Molecular tectonics of metal–organic frameworks based on ligand-modulated polynuclear zinc SBUs and aromatic multicarboxylic acids

Abstract

An investigation into the molecular tectonics of metal–organic frameworks (MOFs) is reported on the basis of N-donor ligand modulated polynuclear zinc clusters and different aromatic polycarboxylic ligands.
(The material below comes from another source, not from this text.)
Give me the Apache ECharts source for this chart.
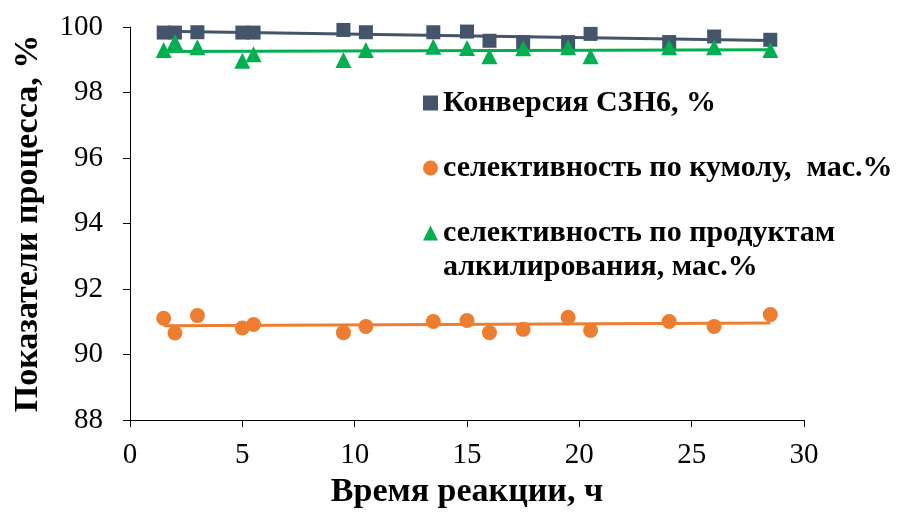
<!DOCTYPE html>
<html>
<head>
<meta charset="utf-8">
<script src="https://cdn.jsdelivr.net/npm/echarts@6/dist/echarts.min.js"></script>
<style>
  html, body { margin: 0; padding: 0; background: #fff; }
  #chart { width: 904px; height: 514px; }
</style>
</head>
<body>
<div id="chart"></div>
<script>
// Reaction time, h
const hours = [1.5, 2, 3, 5, 5.5, 9.5, 10.5, 13.5, 15, 16, 17.5, 19.5, 20.5, 24, 26, 28.5];
// Propylene (C3H6) conversion, %
const conversion = [99.83, 99.83, 99.84, 99.83, 99.83, 99.91, 99.84, 99.84, 99.86, 99.58, 99.54, 99.54, 99.79, 99.54, 99.71, 99.61];
// Selectivity to cumene, wt.%
const cumeneSel = [91.11, 90.66, 91.19, 90.81, 90.92, 90.67, 90.86, 91.01, 91.04, 90.67, 90.77, 91.14, 90.74, 91.01, 90.86, 91.22];
// Selectivity to alkylation products, wt.%
const alkylSel = [99.30, 99.54, 99.38, 98.97, 99.17, 98.99, 99.30, 99.40, 99.36, 99.11, 99.35, 99.38, 99.11, 99.38, 99.38, 99.30];

const names = ['Конверсия С3Н6, %', 'селективность по кумолу,  мас.%', 'селективность по продуктам\nалкилирования, мас.%'];
const colors = ['#44546A', '#ED7D31', '#00B050'];
const yTicks = { min: 88, max: 100, step: 2 };
const xTicks = { min: 0, max: 30, step: 5 };

// least-squares linear trend, evaluated at the first and last time point
function trend(xs, ys) {
  const n = xs.length;
  const mx = xs.reduce((a, b) => a + b, 0) / n;
  const my = ys.reduce((a, b) => a + b, 0) / n;
  let sxy = 0, sxx = 0;
  for (let i = 0; i < n; i++) { sxy += (xs[i] - mx) * (ys[i] - my); sxx += (xs[i] - mx) ** 2; }
  const k = sxy / sxx, b = my - k * mx;
  const x0 = xs[0], x1 = xs[n - 1];
  return [[x0, k * x0 + b], [x1, k * x1 + b]];
}
const pairs = ys => hours.map((h, i) => [h, ys[i]]);

const serif = 'Liberation Serif';
const sets = [conversion, cumeneSel, alkylSel];
const symbols = ['rect', 'circle', 'triangle'];
const symbolSizes = [14, 15, 16];

const series = [];
sets.forEach((ys, i) => {
  series.push({
    type: 'line', data: trend(hours, ys), showSymbol: false, silent: true,
    lineStyle: { color: colors[i], width: 3 }, z: 2 + i * 2
  });
});
sets.forEach((ys, i) => {
  series.push({
    type: 'scatter', name: names[i], data: pairs(ys), symbol: symbols[i], symbolSize: symbolSizes[i],
    itemStyle: { color: colors[i], opacity: 1 }, z: 3 + i * 2
  });
});

const chart = echarts.init(document.getElementById('chart'), null, { renderer: 'canvas' });
chart.setOption({
  animation: false,
  backgroundColor: '#fff',
  grid: { left: 130, right: 100, top: 27, bottom: 90, containLabel: false },
  legend: {
    orient: 'vertical', left: 423, top: 87, padding: 0,
    itemWidth: 15, itemHeight: 15, itemGap: 33,
    data: [
      { name: names[0], icon: 'rect' },
      { name: names[1], icon: 'circle' },
      { name: names[2], icon: 'triangle' }
    ],
    formatter: name => name.split('\n')[0],
    textStyle: { fontFamily: serif, fontWeight: 'bold', fontSize: 30, color: '#000', lineHeight: 32 }
  },
  graphic: [{
    type: 'text', left: 443, top: 252,
    style: { text: names[2].split('\n')[1], fontFamily: serif, fontWeight: 'bold', fontSize: 30, fill: '#000' }
  }],
  xAxis: {
    type: 'value', min: xTicks.min, max: xTicks.max, interval: xTicks.step,
    name: 'Время реакции, ч', nameLocation: 'middle', nameGap: 54,
    nameTextStyle: { fontFamily: serif, fontWeight: 'bold', fontSize: 34, color: '#000' },
    axisLine: { show: true, lineStyle: { color: '#000', width: 1 } },
    axisTick: { show: true, inside: false, length: 7, lineStyle: { color: '#000' } },
    axisLabel: { fontFamily: serif, fontSize: 29, color: '#000', margin: 21 },
    splitLine: { show: false }
  },
  yAxis: {
    type: 'value', min: yTicks.min, max: yTicks.max, interval: yTicks.step,
    name: 'Показатели процесса, %', nameLocation: 'middle', nameGap: 85,
    nameTextStyle: { fontFamily: serif, fontWeight: 'bold', fontSize: 34, color: '#000' },
    axisLine: { show: true, lineStyle: { color: '#000', width: 1 } },
    axisTick: { show: true, inside: false, length: 7, lineStyle: { color: '#000' } },
    axisLabel: { fontFamily: serif, fontSize: 29, color: '#000', margin: 27 },
    splitLine: { show: false }
  },
  series: series
});
</script>
</body>
</html>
A series of three-dimensional (3D) coordination frameworks, [Zn₂(BDC)_1.5(L)(OH)]·H₂O (1), [Zn₂(BOABA)(L)(OH)]·2H₂O (2), [Zn₂(BOABA)(L)(OH)]·4H₂O (3), [Zn₃(BTC)₂(OH)]·0.25H₂O·[N(C₄H₉)₄] (4) and [Zn₂(BTEC)_0.5(L)(OH)₂] (5), were synthesized by self-assembly of zinc ions with a new N-donor ligand 4,5-diazafluoren-9-oxime (L) and the aromatic polycarboxylic ligands 1,4-benzenedicarboxylic acid (H₂BDC), 3,5-bis-oxyacetate-benzoic acid (H₃BOABA), 1,3,5-benzenetricarboxylic acid (H₃BTC), and 1,2,4,5-benzenetetracarboxylic acid (H₄BTEC). Compound 1 exhibits a twofold interpenetrated α-polonium-type network based on tetranuclear Zn clusters as six-connected vertices and BDC ligands as linkers. Compound 2 also consists of tetranuclear units, it shows a (3,6)-connected rutile network, where tetranuclear zinc clusters act as six-connected nodes and BOABA ligands act as three-connected nodes. Compound 3 is an isomer of compound 2, due to the different configuration of tetranuclear zinc, it displays a novel (3,6)-connected network with a complex (4·6²)₂(4²·6⁹·8⁴) topology. In 4, the connection between the trinuclear zinc clusters and the BTC ligands results in an infinite 3D (3,6)-connected network with point symbol (4·6²)(6³)(4·6¹¹·8³). Compound 5 constitutes a lvt net, which is built from tetranuclear clusters and BTEC as four-connected nodes, respectively. The results indicate that various polynuclear zinc clusters are modulated by L ligands combining with Zn atoms via chelation or monodentate coordination, or acting as a structure-directing agent. Meanwhile, aromatic multicarboxylic acids also play important roles in the construction of the compounds with various structures.